◆ **Set problem**
Copy the data below exactly, omitting any picture it contains.

----- Collected data

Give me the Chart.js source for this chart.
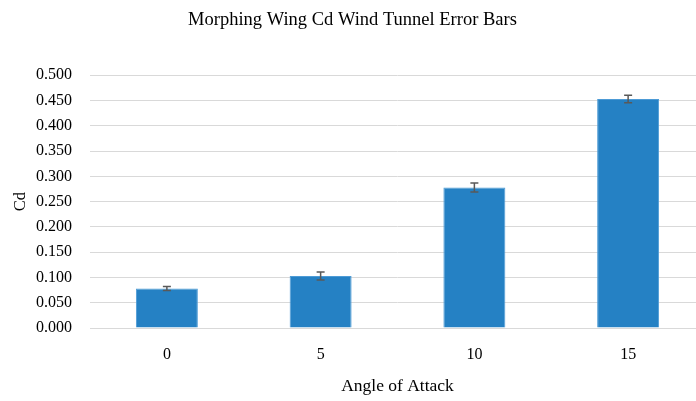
<!DOCTYPE html>
<html>
<head>
<meta charset="utf-8">
<script src="https://cdn.jsdelivr.net/npm/chart.js@4"></script>
<style>
  html, body { margin: 0; padding: 0; background: #fff; overflow: hidden; }
  #wrap { width: 712px; height: 401px; }
</style>
</head>
<body>
<div id="wrap"><canvas id="chart" width="712" height="401"></canvas></div>
<script>
const angles = ['0', '5', '10', '15']
const cd = [0.078, 0.103, 0.278, 0.453]
const cdError = [0.004, 0.008, 0.009, 0.0075]
const yTicks = [0, 0.05, 0.1, 0.15, 0.2, 0.25, 0.3, 0.35, 0.4, 0.45, 0.5]

const serif = "'Liberation Serif', 'DejaVu Serif', serif"

// draws the error whiskers through the chart's own scales
const errorBars = {
  id: 'errorBars',
  afterDatasetsDraw(chart) {
    const ctx = chart.ctx
    const meta = chart.getDatasetMeta(0)
    const y = chart.scales.y
    ctx.save()
    ctx.strokeStyle = '#595959'
    ctx.lineWidth = 1.5
    meta.data.forEach((bar, i) => {
      const top = y.getPixelForValue(cd[i] + cdError[i])
      const bottom = y.getPixelForValue(cd[i] - cdError[i])
      const x = bar.x
      ctx.beginPath()
      ctx.moveTo(x, top)
      ctx.lineTo(x, bottom)
      ctx.moveTo(x - 4, top)
      ctx.lineTo(x + 4, top)
      ctx.moveTo(x - 4, bottom)
      ctx.lineTo(x + 4, bottom)
      ctx.stroke()
    })
    ctx.restore()
  }
}

new Chart(document.getElementById('chart'), {
  type: 'bar',
  data: {
    labels: angles,
    datasets: [
      {
        label: 'Cd',
        data: cd,
        backgroundColor: '#2581c4',
        borderColor: '#4d9bd6',
        borderWidth: 1,
        categoryPercentage: 1,
        barPercentage: 0.403,
      },
    ],
  },
  options: {
    responsive: false,
    animation: false,
    layout: { padding: { left: 0, right: 7, top: 0, bottom: 0 } },
    plugins: {
      legend: { display: false },
      tooltip: { enabled: false },
      title: {
        display: true,
        text: 'Morphing Wing Cd Wind Tunnel Error Bars',
        color: '#000',
        font: { family: serif, size: 18.5, weight: 'normal' },
        padding: { top: 9, bottom: 44 },
      },
    },
    scales: {
      x: {
        grid: { display: false, drawTicks: false },
        border: { color: '#d9d9d9', width: 1 },
        ticks: { color: '#000', padding: 17, font: { family: serif, size: 16 } },
        title: {
          display: true,
          text: 'Angle of Attack',
          color: '#000',
          font: { family: serif, size: 17.5 },
          padding: { top: 12, bottom: 4 },
        },
        afterFit(scale) { scale.height = 73 },
      },
      y: {
        min: 0,
        max: 0.5,
        afterBuildTicks(scale) { scale.ticks = yTicks.map(v => ({ value: v })) },
        grid: { color: '#d9d9d9', lineWidth: 1, drawTicks: false },
        border: { display: false },
        ticks: {
          color: '#000',
          padding: 18,
          font: { family: serif, size: 16 },
          callback: v => v.toFixed(3),
        },
        title: {
          display: true,
          text: 'Cd',
          color: '#000',
          font: { family: serif, size: 16.5 },
          padding: { top: 11, bottom: 0 },
        },
        afterFit(scale) { scale.width = 90 },
      },
    },
  },
  plugins: [errorBars],
})
</script>
</body>
</html>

----------

◆ **Result for this task**
Give me the Chart.js source for this chart.
<!DOCTYPE html>
<html>
<head>
<meta charset="utf-8">
<script src="https://cdn.jsdelivr.net/npm/chart.js@4"></script>
<style>
  html, body { margin: 0; padding: 0; background: #fff; overflow: hidden; }
  #wrap { width: 712px; height: 401px; }
</style>
</head>
<body>
<div id="wrap"><canvas id="chart" width="712" height="401"></canvas></div>
<script>
const angles = ['0', '5', '10', '15']
const cd = [0.078, 0.103, 0.278, 0.453]
const cdError = [0.004, 0.008, 0.009, 0.0075]
const yTicks = [0, 0.05, 0.1, 0.15, 0.2, 0.25, 0.3, 0.35, 0.4, 0.45, 0.5]

const serif = "'Liberation Serif', 'DejaVu Serif', serif"

// draws the error whiskers through the chart's own scales
const errorBars = {
  id: 'errorBars',
  afterDatasetsDraw(chart) {
    const ctx = chart.ctx
    const meta = chart.getDatasetMeta(0)
    const y = chart.scales.y
    ctx.save()
    ctx.strokeStyle = '#595959'
    ctx.lineWidth = 1.5
    meta.data.forEach((bar, i) => {
      const top = y.getPixelForValue(cd[i] + cdError[i])
      const bottom = y.getPixelForValue(cd[i] - cdError[i])
      const x = bar.x
      ctx.beginPath()
      ctx.moveTo(x, top)
      ctx.lineTo(x, bottom)
      ctx.moveTo(x - 4, top)
      ctx.lineTo(x + 4, top)
      ctx.moveTo(x - 4, bottom)
      ctx.lineTo(x + 4, bottom)
      ctx.stroke()
    })
    ctx.restore()
  }
}

new Chart(document.getElementById('chart'), {
  type: 'bar',
  data: {
    labels: angles,
    datasets: [
      {
        label: 'Cd',
        data: cd,
        backgroundColor: '#2581c4',
        borderColor: '#4d9bd6',
        borderWidth: 1,
        categoryPercentage: 1,
        barPercentage: 0.403,
      },
    ],
  },
  options: {
    responsive: false,
    animation: false,
    layout: { padding: { left: 0, right: 7, top: 0, bottom: 0 } },
    plugins: {
      legend: { display: false },
      tooltip: { enabled: false },
      title: {
        display: true,
        text: 'Morphing Wing Cd Wind Tunnel Error Bars',
        color: '#000',
        font: { family: serif, size: 18.5, weight: 'normal' },
        padding: { top: 9, bottom: 44 },
      },
    },
    scales: {
      x: {
        grid: { display: false, drawTicks: false },
        border: { color: '#d9d9d9', width: 1 },
        ticks: { color: '#000', padding: 17, font: { family: serif, size: 16 } },
        title: {
          display: true,
          text: 'Angle of Attack',
          color: '#000',
          font: { family: serif, size: 17.5 },
          padding: { top: 12, bottom: 4 },
        },
        afterFit(scale) { scale.height = 73 },
      },
      y: {
        min: 0,
        max: 0.5,
        afterBuildTicks(scale) { scale.ticks = yTicks.map(v => ({ value: v })) },
        grid: { color: '#d9d9d9', lineWidth: 1, drawTicks: false },
        border: { display: false },
        ticks: {
          color: '#000',
          padding: 18,
          font: { family: serif, size: 16 },
          callback: v => v.toFixed(3),
        },
        title: {
          display: true,
          text: 'Cd',
          color: '#000',
          font: { family: serif, size: 16.5 },
          padding: { top: 11, bottom: 0 },
        },
        afterFit(scale) { scale.width = 90 },
      },
    },
  },
  plugins: [errorBars],
})
</script>
</body>
</html>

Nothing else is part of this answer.